**Exercise description**
Give the listing again character for character, but drop the images.

**Stored data**
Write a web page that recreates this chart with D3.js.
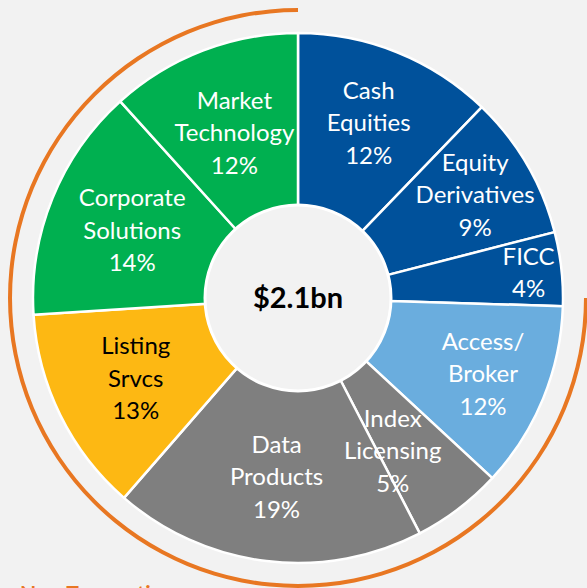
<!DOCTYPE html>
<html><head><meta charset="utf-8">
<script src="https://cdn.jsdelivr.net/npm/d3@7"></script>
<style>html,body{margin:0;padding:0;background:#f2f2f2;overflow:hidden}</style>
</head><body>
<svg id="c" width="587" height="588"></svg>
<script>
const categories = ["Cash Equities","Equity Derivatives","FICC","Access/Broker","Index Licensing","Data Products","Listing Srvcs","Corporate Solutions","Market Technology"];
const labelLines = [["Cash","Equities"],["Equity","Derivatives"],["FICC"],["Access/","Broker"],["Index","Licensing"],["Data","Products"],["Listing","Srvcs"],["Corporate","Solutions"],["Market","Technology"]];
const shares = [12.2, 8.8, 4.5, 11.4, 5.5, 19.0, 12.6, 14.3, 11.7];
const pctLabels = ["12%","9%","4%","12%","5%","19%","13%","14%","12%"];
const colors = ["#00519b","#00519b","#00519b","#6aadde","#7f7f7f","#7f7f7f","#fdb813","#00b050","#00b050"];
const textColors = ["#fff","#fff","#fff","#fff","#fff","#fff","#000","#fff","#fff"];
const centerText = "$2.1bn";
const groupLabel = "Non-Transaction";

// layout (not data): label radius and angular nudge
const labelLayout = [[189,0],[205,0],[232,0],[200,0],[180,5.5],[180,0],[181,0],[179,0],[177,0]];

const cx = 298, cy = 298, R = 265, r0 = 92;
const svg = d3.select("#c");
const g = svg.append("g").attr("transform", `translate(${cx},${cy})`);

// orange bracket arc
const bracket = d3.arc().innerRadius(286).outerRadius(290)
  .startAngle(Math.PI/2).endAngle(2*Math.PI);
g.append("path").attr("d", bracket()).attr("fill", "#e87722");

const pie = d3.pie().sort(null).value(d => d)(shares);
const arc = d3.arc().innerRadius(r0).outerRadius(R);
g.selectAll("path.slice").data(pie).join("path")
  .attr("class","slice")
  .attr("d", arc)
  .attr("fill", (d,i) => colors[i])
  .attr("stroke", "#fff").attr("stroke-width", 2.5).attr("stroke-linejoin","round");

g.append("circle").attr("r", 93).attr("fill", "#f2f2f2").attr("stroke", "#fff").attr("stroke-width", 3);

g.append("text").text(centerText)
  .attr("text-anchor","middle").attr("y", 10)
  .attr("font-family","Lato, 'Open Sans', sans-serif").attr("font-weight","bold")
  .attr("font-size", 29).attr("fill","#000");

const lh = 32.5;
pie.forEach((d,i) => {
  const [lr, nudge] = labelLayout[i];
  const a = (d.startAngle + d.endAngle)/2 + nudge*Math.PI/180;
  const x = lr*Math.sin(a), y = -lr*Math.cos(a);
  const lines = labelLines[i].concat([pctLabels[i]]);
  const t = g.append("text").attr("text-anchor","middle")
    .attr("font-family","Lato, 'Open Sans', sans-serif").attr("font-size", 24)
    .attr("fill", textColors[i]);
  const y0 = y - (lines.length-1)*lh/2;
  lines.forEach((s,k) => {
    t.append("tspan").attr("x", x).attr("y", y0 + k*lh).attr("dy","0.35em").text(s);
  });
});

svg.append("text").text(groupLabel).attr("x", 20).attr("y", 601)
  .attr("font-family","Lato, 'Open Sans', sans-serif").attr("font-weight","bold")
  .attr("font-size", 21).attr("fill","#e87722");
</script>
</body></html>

**Task response**
Write a web page that recreates this chart with D3.js.
<!DOCTYPE html>
<html><head><meta charset="utf-8">
<script src="https://cdn.jsdelivr.net/npm/d3@7"></script>
<style>html,body{margin:0;padding:0;background:#f2f2f2;overflow:hidden}</style>
</head><body>
<svg id="c" width="587" height="588"></svg>
<script>
const categories = ["Cash Equities","Equity Derivatives","FICC","Access/Broker","Index Licensing","Data Products","Listing Srvcs","Corporate Solutions","Market Technology"];
const labelLines = [["Cash","Equities"],["Equity","Derivatives"],["FICC"],["Access/","Broker"],["Index","Licensing"],["Data","Products"],["Listing","Srvcs"],["Corporate","Solutions"],["Market","Technology"]];
const shares = [12.2, 8.8, 4.5, 11.4, 5.5, 19.0, 12.6, 14.3, 11.7];
const pctLabels = ["12%","9%","4%","12%","5%","19%","13%","14%","12%"];
const colors = ["#00519b","#00519b","#00519b","#6aadde","#7f7f7f","#7f7f7f","#fdb813","#00b050","#00b050"];
const textColors = ["#fff","#fff","#fff","#fff","#fff","#fff","#000","#fff","#fff"];
const centerText = "$2.1bn";
const groupLabel = "Non-Transaction";

// layout (not data): label radius and angular nudge
const labelLayout = [[189,0],[205,0],[232,0],[200,0],[180,5.5],[180,0],[181,0],[179,0],[177,0]];

const cx = 298, cy = 298, R = 265, r0 = 92;
const svg = d3.select("#c");
const g = svg.append("g").attr("transform", `translate(${cx},${cy})`);

// orange bracket arc
const bracket = d3.arc().innerRadius(286).outerRadius(290)
  .startAngle(Math.PI/2).endAngle(2*Math.PI);
g.append("path").attr("d", bracket()).attr("fill", "#e87722");

const pie = d3.pie().sort(null).value(d => d)(shares);
const arc = d3.arc().innerRadius(r0).outerRadius(R);
g.selectAll("path.slice").data(pie).join("path")
  .attr("class","slice")
  .attr("d", arc)
  .attr("fill", (d,i) => colors[i])
  .attr("stroke", "#fff").attr("stroke-width", 2.5).attr("stroke-linejoin","round");

g.append("circle").attr("r", 93).attr("fill", "#f2f2f2").attr("stroke", "#fff").attr("stroke-width", 3);

g.append("text").text(centerText)
  .attr("text-anchor","middle").attr("y", 10)
  .attr("font-family","Lato, 'Open Sans', sans-serif").attr("font-weight","bold")
  .attr("font-size", 29).attr("fill","#000");

const lh = 32.5;
pie.forEach((d,i) => {
  const [lr, nudge] = labelLayout[i];
  const a = (d.startAngle + d.endAngle)/2 + nudge*Math.PI/180;
  const x = lr*Math.sin(a), y = -lr*Math.cos(a);
  const lines = labelLines[i].concat([pctLabels[i]]);
  const t = g.append("text").attr("text-anchor","middle")
    .attr("font-family","Lato, 'Open Sans', sans-serif").attr("font-size", 24)
    .attr("fill", textColors[i]);
  const y0 = y - (lines.length-1)*lh/2;
  lines.forEach((s,k) => {
    t.append("tspan").attr("x", x).attr("y", y0 + k*lh).attr("dy","0.35em").text(s);
  });
});

svg.append("text").text(groupLabel).attr("x", 20).attr("y", 601)
  .attr("font-family","Lato, 'Open Sans', sans-serif").attr("font-weight","bold")
  .attr("font-size", 21).attr("fill","#e87722");
</script>
</body></html>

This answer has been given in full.